A string of exploding investment bubbles that started with the dot-coms and ended with mortgages dominated the years from 2000 to 2009. And it looks like the next decade will be no different.
Investors who fled the last blowups risk running smack into others. The Federal Reserve is keeping borrowing costs low to help revive the economy, and that means there's still plenty of easy money around, helping traders to inflate the price of everything from stocks to commodities.
It doesn't seem to matter to many professional investors that the Standard & Poor's 500 index has turned in its first losing performance over the course of a decade or that that stocks are worth $2.5 trillion less today than when the decade began.

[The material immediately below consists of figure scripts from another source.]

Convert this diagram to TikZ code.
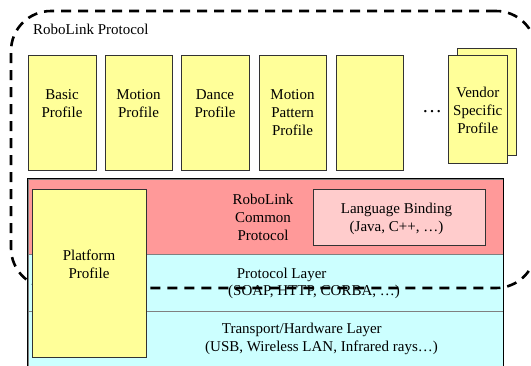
\documentclass[tikz,border=0pt]{standalone}
\usepackage{fontspec}
\setmainfont{Liberation Serif}
\definecolor{profyellow}{HTML}{FFFF99}
\definecolor{corered}{HTML}{FF9999}
\definecolor{bindpink}{HTML}{FFCCCC}
\definecolor{layercyan}{HTML}{CCFFFF}
\definecolor{edgegray}{HTML}{333333}
\definecolor{sepgray}{HTML}{808080}
\begin{document}
\begin{tikzpicture}[x=1pt,y=-1pt,
  txt/.style={font=\fontsize{15}{18}\selectfont, inner sep=0pt, align=center},
  pbox/.style={draw=edgegray, fill=profyellow, line width=0.9pt, inner sep=0pt},
  layer/.style={draw=sepgray, line width=0.8pt, inner sep=0pt, minimum width=475pt},
  dashline/.style={draw=black, line width=2.6pt, dash pattern=on 10pt off 7pt, rounded corners=40pt, inner sep=0pt}]
\useasboundingbox (0,0) rectangle (531,365);
\clip (0,0) rectangle (531,365);

% protocol stack layers
\node[layer, fill=corered, minimum height=75pt] (common) at (265.5,216.5) {};
\node[layer, fill=layercyan, minimum height=57pt] (protlayer) at (265.5,282.5) {};
\node[layer, fill=layercyan, minimum height=64pt] (transport) at (265.5,343) {};
\draw[black, line width=1.1pt] (common.north west) rectangle (transport.south east);

% language binding box
\node[draw=edgegray, fill=bindpink, line width=0.9pt, inner sep=0pt,
      minimum width=172pt, minimum height=56pt] (binding) at (399,217) {};
\node[txt, anchor=north] (bindtxt) at (396.5,202.5) {Language Binding\\(Java, C++, …)};

% layer labels
\node[txt, anchor=north] (commontxt) at (263,193.5) {RoboLink\\Common\\Protocol};
\node[txt, anchor=base west] (protA) at (236.7,278) {Protocol Layer};
\node[txt, anchor=base west] (protB) at (228,295) {(SOAP, HTTP, CORBA, …)};
\node[txt, anchor=base west] (transA) at (221.7,333) {Transport/Hardware Layer};
\node[txt, anchor=base west] (transB) at (205,351.5) {(USB, Wireless LAN, Infrared rays…)};

% boundary of the RoboLink protocol
\node[dashline, minimum width=525pt, minimum height=277pt] (rlp) at (273.5,149.5) {};
\node[txt, anchor=base west] (rlplbl) at (33,34) {RoboLink Protocol};

% platform profile spanning the layers
\node[pbox, minimum width=114pt, minimum height=168pt] (platform) at (89,273) {};
\node[txt, anchor=north] (platformtxt) at (89,249.7) {Platform\\Profile};

% application profiles
\node[pbox, minimum width=68pt, minimum height=115pt] (basic) at (62,112.5) {};
\node[pbox, minimum width=67pt, minimum height=115pt] (motion) at (138.5,112.5) {};
\node[pbox, minimum width=68pt, minimum height=115pt] (dance) at (215,112.5) {};
\node[pbox, minimum width=67pt, minimum height=115pt] (pattern) at (292.5,112.5) {};
\node[pbox, minimum width=67pt, minimum height=115pt] (blank) at (369.5,112.5) {};
\node[txt, anchor=north] (basictxt) at (62,89.7) {Basic\\Profile};
\node[txt, anchor=north] (motiontxt) at (138.5,89.7) {Motion\\Profile};
\node[txt, anchor=north] (dancetxt) at (215,89.7) {Dance\\Profile};
\node[txt, anchor=north] (patterntxt) at (292.5,89.7) {Motion\\Pattern\\Profile};

% vendor specific profiles (stacked)
\node[pbox, minimum width=59pt, minimum height=107pt] (vendorback) at (486.7,101.7) {};
\node[pbox, minimum width=59pt, minimum height=108pt] (vendor) at (477.8,109.2) {};
\node[txt, anchor=north] (vendortxt) at (477.8,86.4) {Vendor\\Specific\\Profile};
\node[inner sep=0pt, anchor=base, font=\fontsize{20}{24}\selectfont] (dots) at (432,112) {…};
\end{tikzpicture}
\end{document}
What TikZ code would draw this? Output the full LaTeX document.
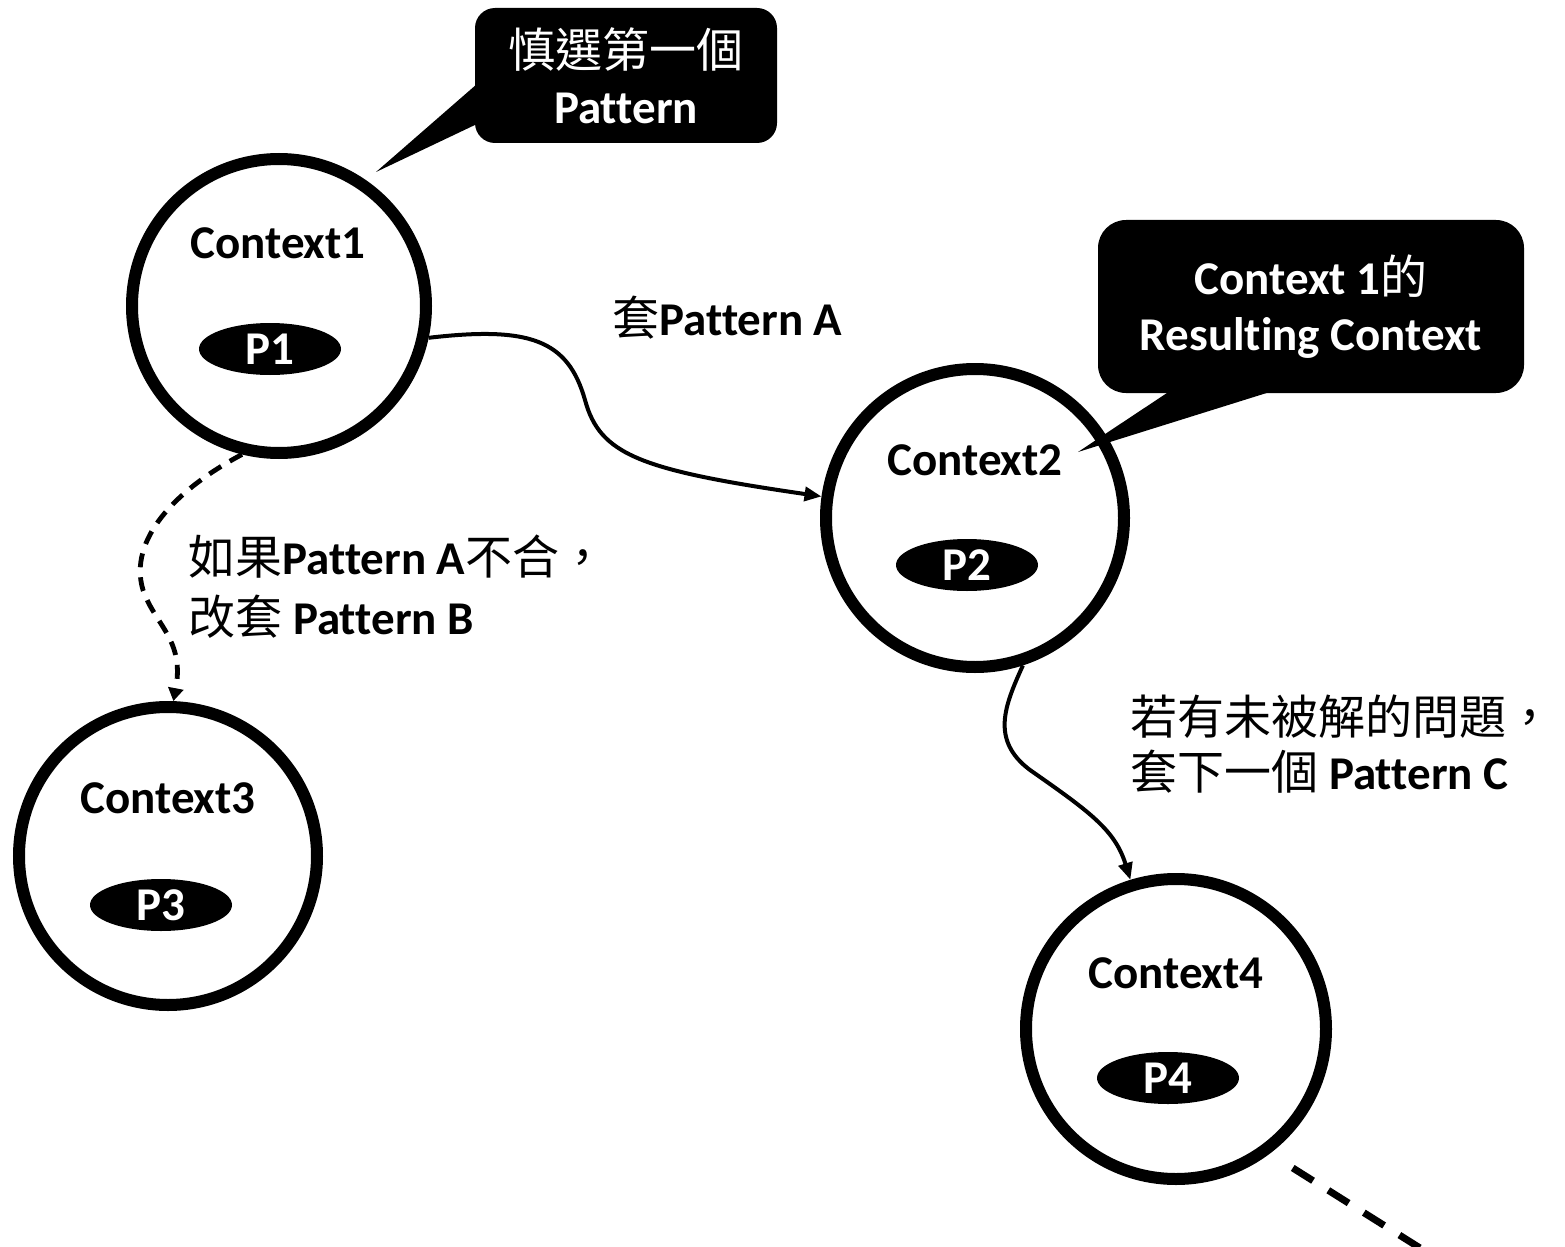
\documentclass[tikz,border=0pt]{standalone}
\usepackage{fontspec}
\setmainfont{Carlito}[Ligatures={NoCommon}]
\newfontfamily\cjkfont{Noto Sans CJK TC}
\usetikzlibrary{arrows.meta,shapes.geometric}
\newcommand\zh[1]{{\cjkfont\mdseries #1}}
\begin{document}
\begin{tikzpicture}[x=0.5pt,y=-0.5pt,
  ctx/.style={circle,draw,line width=6pt,minimum size=#1,inner sep=0pt},
  lbl/.style={font=\fontsize{23.5}{28}\selectfont\bfseries,inner sep=0pt},
  pill/.style={ellipse,fill=black,text=white,minimum width=71pt,minimum height=26pt,inner sep=0pt,font=\fontsize{23.5}{28}\selectfont\bfseries},
  bubble/.style={fill=black,rounded corners=#1,text=white,align=center,inner sep=0pt,font=\fontsize{23.5}{28}\selectfont\bfseries},
  conn/.style={line width=2pt,-{Triangle[length=8.5pt,width=7pt]}},
  dconn/.style={line width=2.4pt,dash pattern=on 7pt off 5pt,-{Triangle[length=6.5pt,width=7.5pt]}},
  bigdash/.style={line width=3.5pt,dash pattern=on 12pt off 9pt}]
\useasboundingbox (0,0) rectangle (1565,1247);

% circles
\node[ctx=147pt] (c1) at (279,306) {};
\node[ctx=149pt] (c2) at (975,518) {};
\node[ctx=149pt] (c3) at (168,856) {};
\node[ctx=150pt] (c4) at (1176,1029) {};

% circle texts
\node[lbl] (t1) at (278,243) {Context1};
\node[lbl] (t2) at (975,460) {Context2};
\node[lbl] (t3) at (168,798) {Context3};
\node[lbl] (t4) at (1176,973) {Context4};

\node[pill] (p1) at (270,349) {P1};
\node[pill] (p2) at (967,565) {P2};
\node[pill] (p3) at (161,905) {P3};
\node[pill] (p4) at (1168,1078) {P4};

% callouts
\node[bubble=10pt,minimum width=151pt,minimum height=67.5pt] (b1) at (626,75.5)
  {\zh{慎選第一個}\\Pattern};
\coordinate (tip1) at (376,172);
\fill (477,84) -- (477,124) -- (tip1) -- cycle;

\node[bubble=14pt,minimum width=213pt,minimum height=86.5pt] (b2) at (1311,306.5)
  {Context 1\zh{的}\\Resulting Context};
\coordinate (tip2) at (1078,452);
\fill (1170,391) -- (1273,391) -- (tip2) -- cycle;

% labels
\node[lbl,anchor=west] (la) at (612,318) {\zh{套}Pattern A};
\node[lbl,anchor=west,align=left,font=\fontsize{23.5}{30}\selectfont\bfseries] (lb) at (188,587)
  {\zh{如果}Pattern A\zh{不合，}\\\zh{改套} Pattern B};
\node[lbl,anchor=west,align=left,font=\fontsize{23.5}{27.5}\selectfont\bfseries] (lc) at (1130,744)
  {\zh{若有未被解的問題，}\\\zh{套下一個} Pattern C};

% connectors
\draw[conn] (c1.-12) .. controls (530,326) and (568,340) .. (585,400)
  .. controls (600,455) and (640,470) .. (c2.172);
\draw[dconn] (c1.-104) .. controls (175,490) and (128,540) .. (143,590)
  .. controls (155,625) and (185,640) .. (c3.88);
\draw[conn] (c2.-72) .. controls (1005,705) and (990,740) .. (1030,770)
  .. controls (1090,812) and (1115,830) .. (c4.107);
\coordinate (e4) at (1420,1248);
\draw[bigdash,shorten <=13.5pt] (c4.-53) -- (e4);
\end{tikzpicture}
\end{document}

"They've put out the biggest punch bowl in U.S. history and people are guzzling from it," said Haag Sherman, chief investment officer at Salient Partners.
Some analysts have already been asking if the stock market formed a bubble with its huge rebound this year. The S&P 500 is up 66.7 percent from the 12-year low of 666.79. Gold is also suspect. It's above $1,098 an ounce and up 24 percent in 2009. Other possible sources of bubbles include stocks in emerging markets such as China.
With investors having $3.2 trillion in money market mutual funds that's waiting to be invested, analysts warn that bubbles may be inevitable.
Fed Chairman Ben Bernanke said last month a policy favoring cheap borrowing risked setting more traps for investors.
Analysts say the best way to avoid being caught by other bubbles is to remain vigilant about diversifying. It could also mean shedding some of the stronger performers to avoid some of the risks that the winners will falter.